Is Canadian Manufacturing Poised for Faster Growth?

Oct. 8, 2013
Canada's manufacturing sector showed expansion at a 15-month high in the September RBC Manufacturing PMI. The composite indicator rose from 52.1 in August to 54.2 in September.

Canada’s manufacturing sector showed expansion at a 15-month high in the September RBC Manufacturing PMI. The composite indicator rose from 52.1 in August to 54.2 in September.

Both output and new orders grew faster in September. New export orders saw the biggest increase since June 2012. The increase in manufacturing activity led to increased hiring, also at a 15-month high.

Craig Wright, an RBC senior vice president and chief economist, expressed cautious optimism on the news:

"While challenges in the sector remain, this rebound is encouraging. An anticipated strengthening in global economic growth, particularly in the U.S. which is Canada's largest trading partner, bodes well for manufacturing activity late this year and early next."

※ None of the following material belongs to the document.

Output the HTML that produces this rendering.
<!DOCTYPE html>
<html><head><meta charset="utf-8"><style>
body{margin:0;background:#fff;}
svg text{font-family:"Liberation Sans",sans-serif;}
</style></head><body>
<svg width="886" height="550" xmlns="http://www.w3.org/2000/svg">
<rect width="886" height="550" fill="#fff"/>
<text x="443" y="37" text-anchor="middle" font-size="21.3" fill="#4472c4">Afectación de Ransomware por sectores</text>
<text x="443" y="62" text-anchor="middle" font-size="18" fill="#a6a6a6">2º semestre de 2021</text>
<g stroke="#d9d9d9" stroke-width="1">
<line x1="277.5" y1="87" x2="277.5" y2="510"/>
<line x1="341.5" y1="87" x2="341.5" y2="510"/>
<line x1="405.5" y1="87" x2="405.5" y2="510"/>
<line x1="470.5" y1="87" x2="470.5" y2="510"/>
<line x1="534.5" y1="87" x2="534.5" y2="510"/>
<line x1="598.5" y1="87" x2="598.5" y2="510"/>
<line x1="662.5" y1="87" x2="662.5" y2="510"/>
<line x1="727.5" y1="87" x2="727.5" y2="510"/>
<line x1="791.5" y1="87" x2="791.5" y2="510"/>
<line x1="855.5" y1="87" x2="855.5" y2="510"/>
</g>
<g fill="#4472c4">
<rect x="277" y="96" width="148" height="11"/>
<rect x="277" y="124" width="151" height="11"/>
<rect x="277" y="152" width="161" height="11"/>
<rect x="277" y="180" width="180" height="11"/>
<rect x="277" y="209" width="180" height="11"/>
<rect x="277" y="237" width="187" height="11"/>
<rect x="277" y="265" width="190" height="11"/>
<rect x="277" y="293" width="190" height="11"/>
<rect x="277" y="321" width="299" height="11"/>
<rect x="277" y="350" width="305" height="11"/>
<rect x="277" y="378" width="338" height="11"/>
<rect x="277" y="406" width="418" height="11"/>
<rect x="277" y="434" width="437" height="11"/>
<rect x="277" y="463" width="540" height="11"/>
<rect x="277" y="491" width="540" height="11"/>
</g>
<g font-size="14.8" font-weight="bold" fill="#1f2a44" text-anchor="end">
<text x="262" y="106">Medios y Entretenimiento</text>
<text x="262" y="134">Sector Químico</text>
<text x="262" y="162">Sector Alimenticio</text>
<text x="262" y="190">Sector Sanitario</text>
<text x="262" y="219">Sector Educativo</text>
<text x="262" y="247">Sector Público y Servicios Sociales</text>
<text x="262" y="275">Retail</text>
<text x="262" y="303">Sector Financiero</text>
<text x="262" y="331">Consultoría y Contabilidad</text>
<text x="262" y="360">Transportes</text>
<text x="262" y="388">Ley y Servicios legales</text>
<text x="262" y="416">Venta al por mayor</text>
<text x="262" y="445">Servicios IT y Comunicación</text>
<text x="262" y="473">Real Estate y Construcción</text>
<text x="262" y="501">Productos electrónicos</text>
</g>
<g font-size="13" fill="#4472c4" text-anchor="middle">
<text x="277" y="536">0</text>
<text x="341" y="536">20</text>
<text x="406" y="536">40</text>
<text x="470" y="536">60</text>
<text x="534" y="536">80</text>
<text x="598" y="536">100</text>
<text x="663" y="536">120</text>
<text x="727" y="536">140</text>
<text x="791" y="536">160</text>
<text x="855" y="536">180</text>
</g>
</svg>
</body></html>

In August, exports rose 1.8% to $39.8 billion, according to data from Statistics Canada. That was 6.1% higher than in August 2012. Approximately three-fourths of those exports were to the United States. Leading the export increases were crude oil, crude bitumen, refined petroleum products and metal and non-metallic mineral products.

“Rising energy exports, up 18.2% in year-ago terms, accounted for almost two thirds of all the year-ago increase in Canadian exports in August,” observed Bill Adams, senior international economist for PNC Financial Service Group. “Oil by rail logistics appear to have bypassed the bottlenecks that inhibited investment and production in the Canadian oil sands in 2012.”

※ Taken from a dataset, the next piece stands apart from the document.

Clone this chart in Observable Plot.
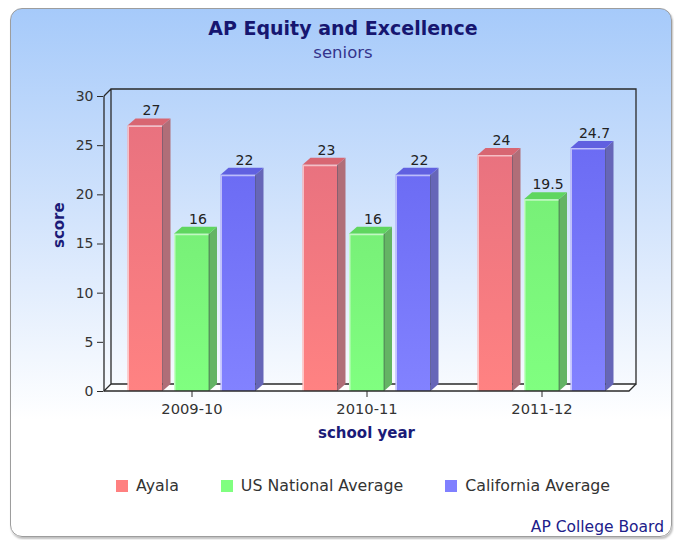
<!DOCTYPE html>
<html>
<head>
<meta charset="utf-8">
<script src="https://cdn.jsdelivr.net/npm/d3@7"></script>
<script src="https://cdn.jsdelivr.net/npm/@observablehq/plot@0.6"></script>
<style>
  html, body { margin: 0; padding: 0; }
  body { width: 674px; height: 540px; position: relative; overflow: hidden; background: #ffffff; font-family: "DejaVu Sans", sans-serif; }
  #card { position: absolute; left: 10px; top: 8px; width: 660px; height: 527px; border: 1.5px solid #9d9d9d; border-radius: 12px;
          background: linear-gradient(to bottom, #a6cafa 0%, #d3e4fc 40%, #ffffff 78%, #ffffff 100%);
          box-shadow: 1px 2px 2px rgba(0,0,0,0.25); }
  #title { position: absolute; left: 0; width: 686px; top: 17px; line-height: 22px; text-align: center; font-weight: bold; font-size: 19px; color: #161670; }
  #subtitle { position: absolute; left: 0; width: 686px; top: 43px; line-height: 19px; text-align: center; font-size: 16.5px; color: #34348c; }
  #chart { position: absolute; left: 0; top: 0; }
  #legend { position: absolute; left: 116px; top: 476px; }
  #caption { position: absolute; right: 10px; top: 518px; line-height: 18px; font-size: 15.5px; color: #20208a; }
  .lg-swatches { font-family: "DejaVu Sans", sans-serif !important; font-size: 15.8px !important; color: #333 !important; margin: 0 !important; }
  .lg-swatches-wrap { min-height: 16px !important; }
  .lg-swatch { margin-right: 42px !important; }
  .lg-swatch > svg { margin-right: 8px !important; }
</style>
</head>
<body>
<div id="card"></div>
<div id="title"></div>
<div id="subtitle"></div>
<div id="chart"></div>
<div id="legend"></div>
<div id="caption"></div>
<script>
// ---- data ----
const years = ["2009-10", "2010-11", "2011-12"];
const series = ["Ayala", "US National Average", "California Average"];
const ayala = [27, 23, 24];
const national = [16, 16, 19.5];
const california = [22, 22, 24.7];
const yTicks = [0, 5, 10, 15, 20, 25, 30];
const titleText = "AP Equity and Excellence";
const subtitleText = "seniors";
const sourceText = "AP College Board";
const xLabel = "school year";
const yLabel = "score";

const rows = years.flatMap((year, i) =>
  [ayala, national, california].map((vals, k) => ({year, series: series[k], value: vals[i]}))
);

// ---- styles ----
const swatch = ["#ff8080", "#80ff80", "#8080ff"];
const frontTop = ["#e9727f", "#78f078", "#6c6cf4"];
const frontBot = ["#ff8282", "#80ff80", "#8282ff"];
const sideCol = ["#b06e78", "#64b464", "#6666b8"];
const topCol = ["#d86672", "#5fd65f", "#6060e0"];
const OFF = [-46.5, 0, 46.5];  // pixel offset of each series inside a year band
const W = 35, DX = 8, DY = 7;   // bar front width and 3D depth
const BOX = 7;                  // frame depth
const lineCol = "#2a2a2a";

document.getElementById("title").textContent = titleText;
document.getElementById("subtitle").textContent = subtitleText;
document.getElementById("caption").textContent = sourceText;

function bw(x) { return typeof x.bandwidth === "function" ? x.bandwidth() : (x.bandwidth || 0); }

// back of the 3D box (walls and floor)
function boxBack(_, scales) {
  const x = scales.x, y = scales.y;
  const l = x(years[0]), r = x(years[years.length - 1]) + bw(x);
  const b = y(0), t = y(30);
  const g = d3.create("svg:g").attr("fill", "none").attr("stroke", lineCol).attr("stroke-width", 1.3);
  g.append("path").attr("fill", "#ffffff").attr("stroke", "none")
    .attr("d", `M${l},${b}L${l + BOX},${b - BOX}L${r + BOX},${b - BOX}L${r},${b}Z`);
  g.append("path").attr("d",
    `M${l + BOX},${b - BOX}L${l + BOX},${t - BOX}L${r + BOX},${t - BOX}L${r + BOX},${b - BOX}L${l + BOX},${b - BOX}` +
    `M${l},${b}L${l + BOX},${b - BOX}M${l},${t}L${l + BOX},${t - BOX}`);
  return g.node();
}

// front edges of the box
function boxFront(_, scales) {
  const x = scales.x, y = scales.y;
  const l = x(years[0]), r = x(years[years.length - 1]) + bw(x);
  const b = y(0), t = y(30);
  const g = d3.create("svg:g").attr("fill", "none").attr("stroke", lineCol).attr("stroke-width", 1.3);
  g.append("path").attr("d", `M${l},${t}L${l},${b}L${r},${b}L${r + BOX},${b - BOX}`);
  return g.node();
}

function bars3d(_, scales) {
  const x = scales.x, y = scales.y;
  const w = bw(x);
  const g = d3.create("svg:g");
  const defs = g.append("defs");
  series.forEach((s, k) => {
    const lg = defs.append("linearGradient").attr("id", "gfront" + k)
      .attr("x1", 0).attr("y1", 0).attr("x2", 0).attr("y2", 1);
    lg.append("stop").attr("offset", "0%").attr("stop-color", frontTop[k]);
    lg.append("stop").attr("offset", "100%").attr("stop-color", frontBot[k]);
  });
  for (const d of rows) {
    const k = series.indexOf(d.series);
    const cx = x(d.year) + w / 2 + OFF[k];
    const l = cx - W / 2, r = cx + W / 2;
    const t = y(d.value), b = y(0);
    g.append("path").attr("fill", sideCol[k])
      .attr("d", `M${r},${t}L${r + DX},${t - DY}L${r + DX},${b - DY}L${r},${b}Z`);
    g.append("path").attr("fill", topCol[k])
      .attr("d", `M${l},${t}L${l + DX},${t - DY}L${r + DX},${t - DY}L${r},${t}Z`);
    g.append("rect").attr("x", l).attr("y", t).attr("width", W).attr("height", b - t)
      .attr("fill", `url(#gfront${k})`);
    g.append("path").attr("stroke", "rgba(255,255,255,0.55)").attr("stroke-width", 1.5).attr("fill", "none")
      .attr("d", `M${l + 0.75},${b}L${l + 0.75},${t + 0.75}L${r},${t + 0.75}`);
    g.append("path").attr("stroke", "rgba(40,40,60,0.45)").attr("stroke-width", 1).attr("fill", "none")
      .attr("d", `M${r},${t}L${r},${b}`);
  }
  return g.node();
}

const fmt = v => String(v);

const chart = Plot.plot({
  width: 674,
  height: 540,
  marginLeft: 103,
  marginRight: 45,
  marginTop: 96,
  marginBottom: 149,
  style: {background: "transparent", fontFamily: "DejaVu Sans, sans-serif", fontSize: "14px", color: "#333"},
  x: {type: "band", domain: years, padding: 0, label: null},
  y: {type: "linear", domain: [0, 30], label: null},
  marks: [
    boxBack,
    bars3d,
    boxFront,
    ...series.map((s, k) => Plot.text(rows.filter(d => d.series === s), {
      x: "year", y: "value", text: d => fmt(d.value), dx: OFF[k] + 6, dy: -15,
      fill: "#222", fontSize: 14
    })),
    Plot.axisY({ticks: yTicks, tickSize: 6, tickPadding: 4, label: null, fontSize: 14, fill: "#333", stroke: lineCol}),
    Plot.axisX({tickSize: 6, tickPadding: 6, label: null, fontSize: 14.7, fill: "#333", stroke: lineCol}),
    Plot.text([yLabel], {text: d => d, frameAnchor: "left", dx: -44, dy: 4, rotate: -90,
      fontWeight: "bold", fontSize: 15, fill: "#1b1b78", lineAnchor: "middle"}),
    Plot.text([xLabel], {text: d => d, frameAnchor: "bottom", dy: 42,
      fontWeight: "bold", fontSize: 15, fill: "#1b1b78", lineAnchor: "middle"})
  ]
});
document.getElementById("chart").appendChild(chart);

const legend = Plot.legend({
  color: {type: "ordinal", domain: series, range: swatch},
  legend: "swatches",
  swatchSize: 12,
  className: "lg"
});
document.getElementById("legend").appendChild(legend);
</script>
</body>
</html>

Adams isn’t ready to jump on the bandwagon yet for sharply faster growth in Canada’s manufacturing sector. While acknowledging that the PMI pointed to possible accelerated growth in the last quarter of 2013, he said other factors such as payroll job growth, average weekly earnings and monthly real GDP all indicated modest growth.

“…with so many other indicators pointing to only moderate growth in recent months, more data is needed before an argument for Canadian acceleration at year-end becomes convincing.”